──────── Data section ────────

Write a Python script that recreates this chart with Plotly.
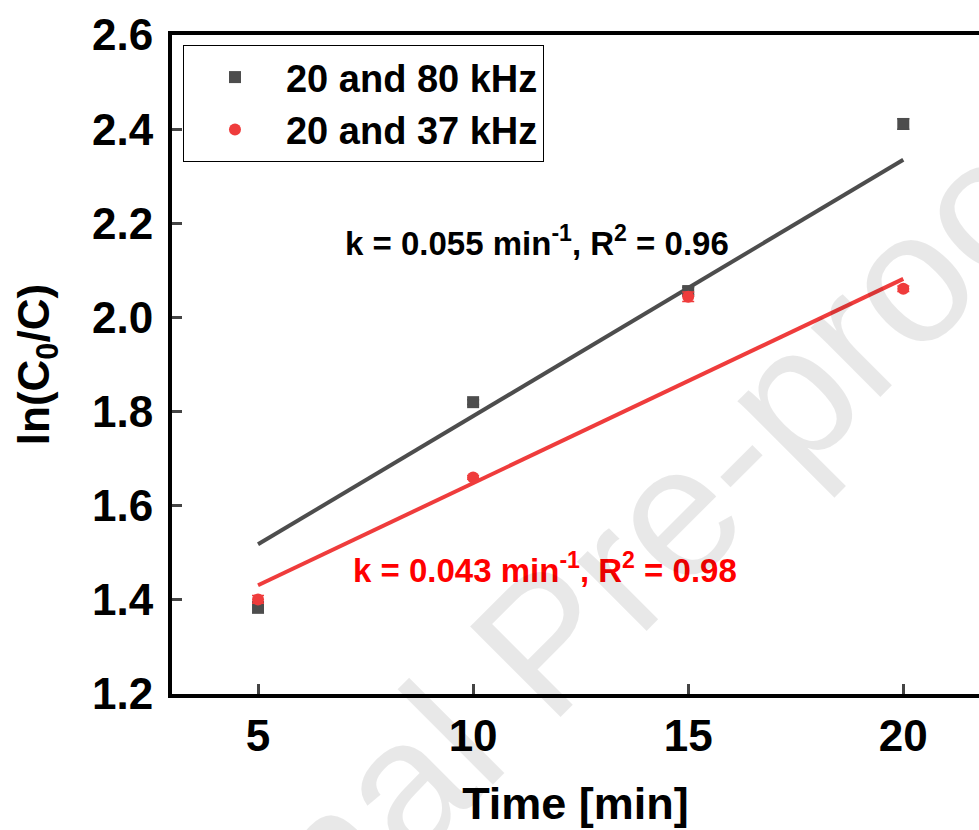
import plotly.graph_objects as go

# ---- data ----
time_min = [5, 10, 15, 20]
ln_80 = [1.384, 1.820, 2.056, 2.411]
err_80 = [0.012, 0.005, 0.008, 0.011]
ln_37 = [1.401, 1.660, 2.044, 2.061]
err_37 = [0.008, 0.004, 0.010, 0.006]

fit_x = [5, 20]
fit_80 = [1.518, 2.335]
fit_37 = [1.431, 2.082]

name_80 = "20 and 80 kHz"
name_37 = "20 and 37 kHz"
label_80 = "k = 0.055 min<sup>-1</sup>, R<sup>2</sup> = 0.96"
label_37 = "k = 0.043 min<sup>-1</sup>, R<sup>2</sup> = 0.98"
watermark = "Journal Pre-proof"

x_ticks = [5, 10, 15, 20]
y_ticks = [1.2, 1.4, 1.6, 1.8, 2.0, 2.2, 2.4, 2.6]

C_BLACK = "#4d4d4d"
C_RED = "#ef3c3c"
FONT = "Liberation Sans, Arial, sans-serif"

fig = go.Figure()

fig.add_trace(go.Scatter(x=fit_x, y=fit_80, mode="lines",
                         line=dict(color=C_BLACK, width=4), showlegend=False, hoverinfo="skip"))
fig.add_trace(go.Scatter(x=fit_x, y=fit_37, mode="lines",
                         line=dict(color=C_RED, width=4), showlegend=False, hoverinfo="skip"))

fig.add_trace(go.Scatter(x=time_min, y=ln_80, mode="markers", name=name_80,
                         marker=dict(symbol="square", size=12, color=C_BLACK),
                         error_y=dict(type="data", array=err_80, color=C_BLACK, thickness=1.5, width=6)))
fig.add_trace(go.Scatter(x=time_min, y=ln_37, mode="markers", name=name_37,
                         marker=dict(symbol="circle", size=12, color=C_RED),
                         error_y=dict(type="data", array=err_37, color=C_RED, thickness=1.5, width=6)))

fig.add_annotation(x=11.48, y=2.163, xref="x", yref="y", text=label_80, showarrow=False,
                   font=dict(family=FONT, size=33, color="black", weight="bold"))
fig.add_annotation(x=11.66, y=1.468, xref="x", yref="y", text=label_37, showarrow=False,
                   font=dict(family=FONT, size=33, color="#ff0000", weight="bold"))

fig.add_annotation(x=0.462, y=0.079, xref="paper", yref="paper", text=watermark,
                   showarrow=False, textangle=-45, xanchor="center", yanchor="middle",
                   font=dict(family=FONT, size=186, color="rgba(0,0,0,0.09)"))

fig.update_layout(
    width=979, height=830,
    margin=dict(l=172, r=0, t=35, b=136),
    plot_bgcolor="white", paper_bgcolor="white",
    font=dict(family=FONT, color="black"),
    showlegend=True,
    legend=dict(x=0.0136, y=0.985, xanchor="left", yanchor="top",
                bgcolor="white", bordercolor="black", borderwidth=1,
                itemwidth=92,
                font=dict(family=FONT, size=38, color="black", weight="bold")),
    xaxis=dict(range=[3.0, 21.76], tickvals=x_ticks, ticks="inside", ticklen=10, tickwidth=3,
               showline=True, linewidth=4, linecolor="black", mirror=True,
               showgrid=False, zeroline=False,
               tickfont=dict(family=FONT, size=44, color="black", weight="bold"),
               title=dict(text="Time [min]", standoff=30,
                          font=dict(family=FONT, size=45, color="black", weight="bold"))),
    yaxis=dict(range=[1.2, 2.6], tickvals=y_ticks, tickformat=".1f", ticks="inside",
               ticklen=10, tickwidth=3,
               showline=True, linewidth=4, linecolor="black", mirror=False,
               showgrid=False, zeroline=False, ticklabelstandoff=6,
               tickfont=dict(family=FONT, size=44, color="black", weight="bold"),
               title=dict(text="ln(C<sub>0</sub>/C)", standoff=30,
                          font=dict(family=FONT, size=44, color="black", weight="bold"))),
)

fig.write_html("out.html", config={"displayModeBar": False},
               post_script="document.body.style.margin='0px';document.body.style.overflow='hidden';")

────────

» **Exercise**: Print each line of the material above exactly, with the pictures removed from your copy.

» **Worked answer**:
Write a Python script that recreates this chart with Plotly.
import plotly.graph_objects as go

# ---- data ----
time_min = [5, 10, 15, 20]
ln_80 = [1.384, 1.820, 2.056, 2.411]
err_80 = [0.012, 0.005, 0.008, 0.011]
ln_37 = [1.401, 1.660, 2.044, 2.061]
err_37 = [0.008, 0.004, 0.010, 0.006]

fit_x = [5, 20]
fit_80 = [1.518, 2.335]
fit_37 = [1.431, 2.082]

name_80 = "20 and 80 kHz"
name_37 = "20 and 37 kHz"
label_80 = "k = 0.055 min<sup>-1</sup>, R<sup>2</sup> = 0.96"
label_37 = "k = 0.043 min<sup>-1</sup>, R<sup>2</sup> = 0.98"
watermark = "Journal Pre-proof"

x_ticks = [5, 10, 15, 20]
y_ticks = [1.2, 1.4, 1.6, 1.8, 2.0, 2.2, 2.4, 2.6]

C_BLACK = "#4d4d4d"
C_RED = "#ef3c3c"
FONT = "Liberation Sans, Arial, sans-serif"

fig = go.Figure()

fig.add_trace(go.Scatter(x=fit_x, y=fit_80, mode="lines",
                         line=dict(color=C_BLACK, width=4), showlegend=False, hoverinfo="skip"))
fig.add_trace(go.Scatter(x=fit_x, y=fit_37, mode="lines",
                         line=dict(color=C_RED, width=4), showlegend=False, hoverinfo="skip"))

fig.add_trace(go.Scatter(x=time_min, y=ln_80, mode="markers", name=name_80,
                         marker=dict(symbol="square", size=12, color=C_BLACK),
                         error_y=dict(type="data", array=err_80, color=C_BLACK, thickness=1.5, width=6)))
fig.add_trace(go.Scatter(x=time_min, y=ln_37, mode="markers", name=name_37,
                         marker=dict(symbol="circle", size=12, color=C_RED),
                         error_y=dict(type="data", array=err_37, color=C_RED, thickness=1.5, width=6)))

fig.add_annotation(x=11.48, y=2.163, xref="x", yref="y", text=label_80, showarrow=False,
                   font=dict(family=FONT, size=33, color="black", weight="bold"))
fig.add_annotation(x=11.66, y=1.468, xref="x", yref="y", text=label_37, showarrow=False,
                   font=dict(family=FONT, size=33, color="#ff0000", weight="bold"))

fig.add_annotation(x=0.462, y=0.079, xref="paper", yref="paper", text=watermark,
                   showarrow=False, textangle=-45, xanchor="center", yanchor="middle",
                   font=dict(family=FONT, size=186, color="rgba(0,0,0,0.09)"))

fig.update_layout(
    width=979, height=830,
    margin=dict(l=172, r=0, t=35, b=136),
    plot_bgcolor="white", paper_bgcolor="white",
    font=dict(family=FONT, color="black"),
    showlegend=True,
    legend=dict(x=0.0136, y=0.985, xanchor="left", yanchor="top",
                bgcolor="white", bordercolor="black", borderwidth=1,
                itemwidth=92,
                font=dict(family=FONT, size=38, color="black", weight="bold")),
    xaxis=dict(range=[3.0, 21.76], tickvals=x_ticks, ticks="inside", ticklen=10, tickwidth=3,
               showline=True, linewidth=4, linecolor="black", mirror=True,
               showgrid=False, zeroline=False,
               tickfont=dict(family=FONT, size=44, color="black", weight="bold"),
               title=dict(text="Time [min]", standoff=30,
                          font=dict(family=FONT, size=45, color="black", weight="bold"))),
    yaxis=dict(range=[1.2, 2.6], tickvals=y_ticks, tickformat=".1f", ticks="inside",
               ticklen=10, tickwidth=3,
               showline=True, linewidth=4, linecolor="black", mirror=False,
               showgrid=False, zeroline=False, ticklabelstandoff=6,
               tickfont=dict(family=FONT, size=44, color="black", weight="bold"),
               title=dict(text="ln(C<sub>0</sub>/C)", standoff=30,
                          font=dict(family=FONT, size=44, color="black", weight="bold"))),
)

fig.write_html("out.html", config={"displayModeBar": False},
               post_script="document.body.style.margin='0px';document.body.style.overflow='hidden';")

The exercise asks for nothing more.